/ 2 February 2001

The incredible slightness of Bean

Robert Kirby

CHANNELVISION

In advance of another season of the rather pitiful Mr Bean, SABC3 last week ran a “special”, which was more a documentary on Rowan Atkinson than anything else. As a promo for Bean the exercise was oddly counterproductive in that, by offering a retrospective of Atkinson’s remarkable comic abilities, it left you wondering what on Earth made him decide to do the Bean thing. It has been an enormous success so clearly there’s nothing amiss with Atkinson’s business instincts, but the consequence is that he is now forever stuck with Bean. More’s the pity because to see snatches of his multiple roles of the past, that indefinable quality of both visual and spoken comedy Atkinson had, is to despair.

It’s hard to accept that someone of Atkinson’s obvious intelligence and style really believes the justification he offered for his plunge into moronic buffoonery. If he had said that he wanted to appeal to children it would have been more defensible than his claiming as it has become fashionable for all the dumbing-downers that he wanted to make his work more “accessible”, another term for simple-minded.

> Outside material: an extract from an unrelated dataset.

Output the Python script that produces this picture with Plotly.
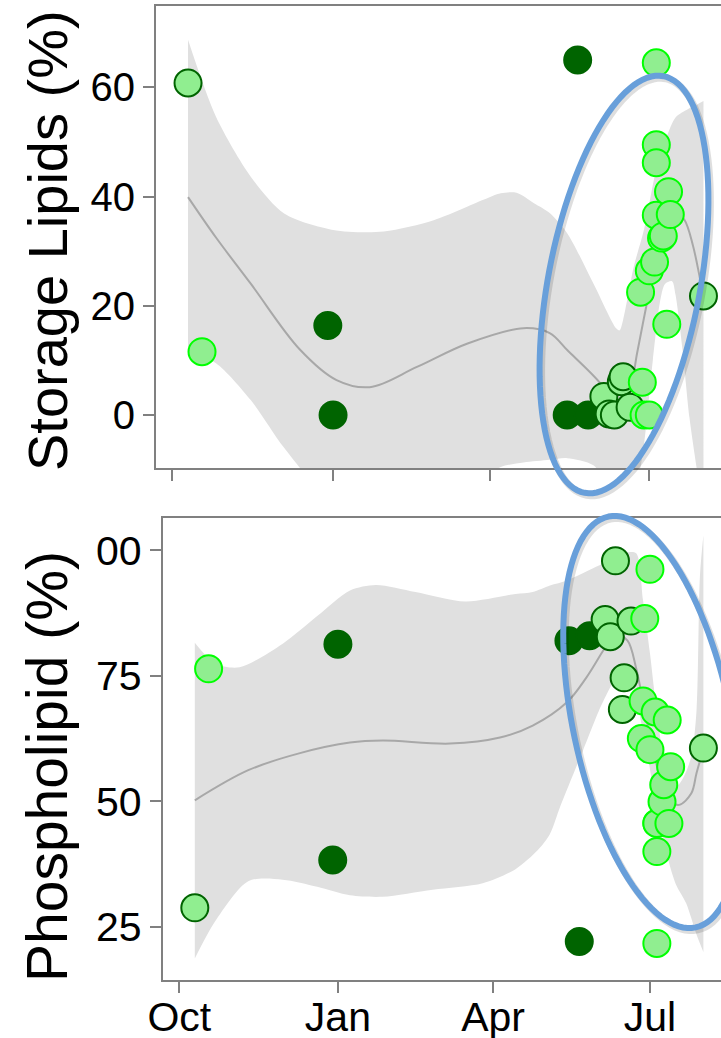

Although hardly an apt comparison, so-called “accessibility” was the driving idiocy behind the translation and paraphrasing of the Bible into modern idiom the revised standard version and many others. The alibis were similar. We are only trying to “reach” the people, said the clerical marketers, something in their opinions the King James version has failed to do all these centuries. It is depressing what sins may be justified by that argument: the themes of Mozart set to electronic supermarket beats … you can go on for hours on that subject.

Bean is not funny and eventually even good taste comes into it. The programme gave us a fine example, in a scene from the Mr Bean film in which the leering hero takes a sick bag from a young boy on an airliner, not knowing it has just been used. Thinking he will amuse the boy, Bean inflates the paper bag and then pops it over the head of a sleeping passenger, covering him in vomit.

Presumably this was chosen as being representative of Rowan Atkinson at the apogee of his comic art. Interviewed, his collaborators went on to describe him as “one of the single greatest comic geniuses of the 20th century” sleep on, Charlie Chaplin, he’ll never match you however desperately he tries to copy. If the vomit sketch is supposed to vindicate “accessibility”, I think I’ll try to remember the Rowan Atkinson of Not the Nine O’Clock News, the almost immortal school roll-call sketch, or of dozens of other examples of memorable comic invention. Mr Bean is a load of trash.

What is it that promotes SABC3’s ongoing fascination with prostitution? They’ve just finished running a whole series on the subject; over the last couple of years there has been a rash of almost identical programmes. Last Sunday up came one more in the form of Sex, Cents and Religion, an hour of tickle-the-dominee material designed to scrub the fun out of yet another Sunday evening on South African television.

The central thesis of this programme was that a new urban religion has evolved. Dubbed “consumerism” this is one in which shopping malls have replaced cathedrals as places of worship. The new priests are economists and the new evangelists are advertisers. The iconography of this new religion is assiduously raunchy in nature, to be found in the multiple display of sexually enticing imagery: naughty magazines through strip clubs to porno shops and, of course, hovering hookers.

An assemblage of typically stodgy commentators was roped in to endorse all this deep thinking while, to give relief, a couple of erotic dancers writhed on the floor. Frequent archaeological references were included with Stonehenge elected as the characteristic symbol of the Stone Age and as a probable venue for druidic gang bangs.

It has become a clich to hear prostitutes or their support groupies explain that hooking is some sort of social service. Poor Jill Sloan of Sweat is a case in point. Mind you, if you are going to carry both Sodom and Gomorrah on your shoulders you deserve to look careworn.

None of the above comment is intended to suggest that by its infatuation with prostitution the SABC is, in effect, itself becoming a brothel. It will require quite a few more years of steady moral improvement before the corporation can aspire to such a charmed prerogative.